The forum presented an opportunity to share and exchange ideas with youth from other countries. Their experience of reproductive health service at project site and other information gained from the discussion sessions will be shared with youth in our communities through various organized activities, and the production and distribution of IEC materials addressing youth concerns. This is aimed at increasing the access of young people to health services and education and to ensure the adoption of workable strategies for subsequent follow up activities.

Of even greater importance is the need for youth to be involved in the design and implementation of polices on adolescent sexual and reproductive health. In this way they will be better involved in the advocacy for and management of these programmes geared towards achieving these goals in our primary target audience in secondary institutions.
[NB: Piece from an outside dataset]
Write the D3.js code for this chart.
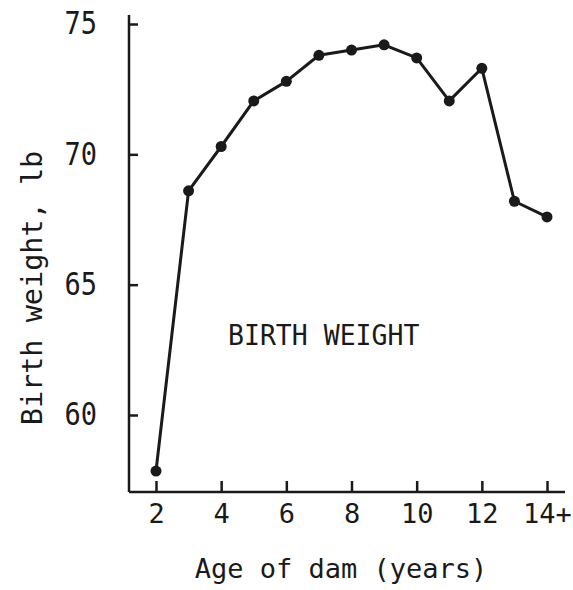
<!DOCTYPE html>
<html>
<head>
<meta charset="utf-8">
<script src="https://cdn.jsdelivr.net/npm/d3@7"></script>
<style>
	body { margin: 0; background: #fff; }
	svg text { font-family: "DejaVu Sans Mono", "Liberation Mono", monospace; fill: #1a1a1a; }
</style>
</head>
<body>
<svg id="chart" width="573" height="590"></svg>
<script>
// age of dam (years), 14 stands for "14+"
const ages = [2, 3, 4, 5, 6, 7, 8, 9, 10, 11, 12, 13, 14];
const birthWeights = [57.85, 68.6, 70.3, 72.05, 72.8, 73.8, 74.0, 74.2, 73.7, 72.05, 73.3, 68.2, 67.6];
const xTicks = [2, 4, 6, 8, 10, 12, 14];
const xTickLabels = ['2', '4', '6', '8', '10', '12', '14+'];
const yTicks = [60, 65, 70, 75];

const ink = '#1a1a1a';
const svg = d3.select('#chart');

const x = d3.scaleLinear().domain([2, 14]).range([156, 547]);
const y = d3.scaleLinear().domain([60, 75]).range([415, 24]);

const axisLeftX = 129, axisBottomY = 492;

// axis lines (they run past the tick range, like the original)
svg.append('line')
	.attr('x1', axisLeftX).attr('x2', axisLeftX)
	.attr('y1', 15).attr('y2', axisBottomY)
	.attr('stroke', ink).attr('stroke-width', 2.5);
svg.append('line')
	.attr('x1', axisLeftX).attr('x2', 565)
	.attr('y1', axisBottomY).attr('y2', axisBottomY)
	.attr('stroke', ink).attr('stroke-width', 2.5);

const yAxis = svg.append('g')
	.attr('transform', `translate(${axisLeftX},0)`)
	.call(d3.axisLeft(y).tickValues(yTicks).tickSizeInner(-9).tickSizeOuter(0).tickPadding(32));

const xAxis = svg.append('g')
	.attr('transform', `translate(0,${axisBottomY})`)
	.call(d3.axisBottom(x).tickValues(xTicks)
		.tickFormat((d, i) => xTickLabels[i])
		.tickSizeInner(-11).tickSizeOuter(0).tickPadding(12));

[yAxis, xAxis].forEach(function(g) {
	g.select('.domain').remove();
	g.selectAll('.tick line').attr('stroke', ink).attr('stroke-width', 2.5);
	g.selectAll('.tick text')
		.attr('fill', ink)
		.style('font-size', '27px');
});
yAxis.selectAll('.tick text').attr('transform', 'scale(1,1.15)');

const line = d3.line()
	.x((d) => x(d.age))
	.y((d) => y(d.weight));

const points = ages.map((a, i) => ({ age: a, weight: birthWeights[i] }));

svg.append('path')
	.attr('d', line(points))
	.attr('fill', 'none')
	.attr('stroke', ink)
	.attr('stroke-width', 3)
	.attr('stroke-linejoin', 'round');

svg.selectAll('circle.pt')
	.data(points)
	.enter().append('circle')
	.attr('class', 'pt')
	.attr('cx', (d) => x(d.age))
	.attr('cy', (d) => y(d.weight))
	.attr('r', 5.5)
	.attr('fill', ink);

// in-plot label
svg.append('text')
	.attr('transform', 'translate(228,345) scale(1,1.1)')
	.style('font-size', '26.5px')
	.text('BIRTH WEIGHT');

// axis titles
svg.append('text')
	.attr('x', 341).attr('y', 578)
	.attr('text-anchor', 'middle')
	.style('font-size', '27px')
	.text('Age of dam (years)');

svg.append('text')
	.attr('transform', 'translate(42,288) rotate(-90)')
	.attr('text-anchor', 'middle')
	.style('font-size', '28.5px')
	.text('Birth weight, lb');
</script>
</body>
</html>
We must also assume that young people are sexually active, but must find out why those abstaining refuse to have sex. It might be due to the influences of African culture, religion or other societal influences.

As young people, we should learn and understand the basis for the doctrines in our religion and ……. against the other gender or other religious groups.



In all, the conference was a huge success. It was an avenue for young people from each other’s experiences and programmes concerning adolescent reproductive health issues.

Also the conference has proven Nigerians to be creative and dynamic people especially when we work in unity without discrimination. The conference has challenged us young people to “Take the bull by the horn”-and ensure that we are actively engaged in planning programmes that are designed to address our needs.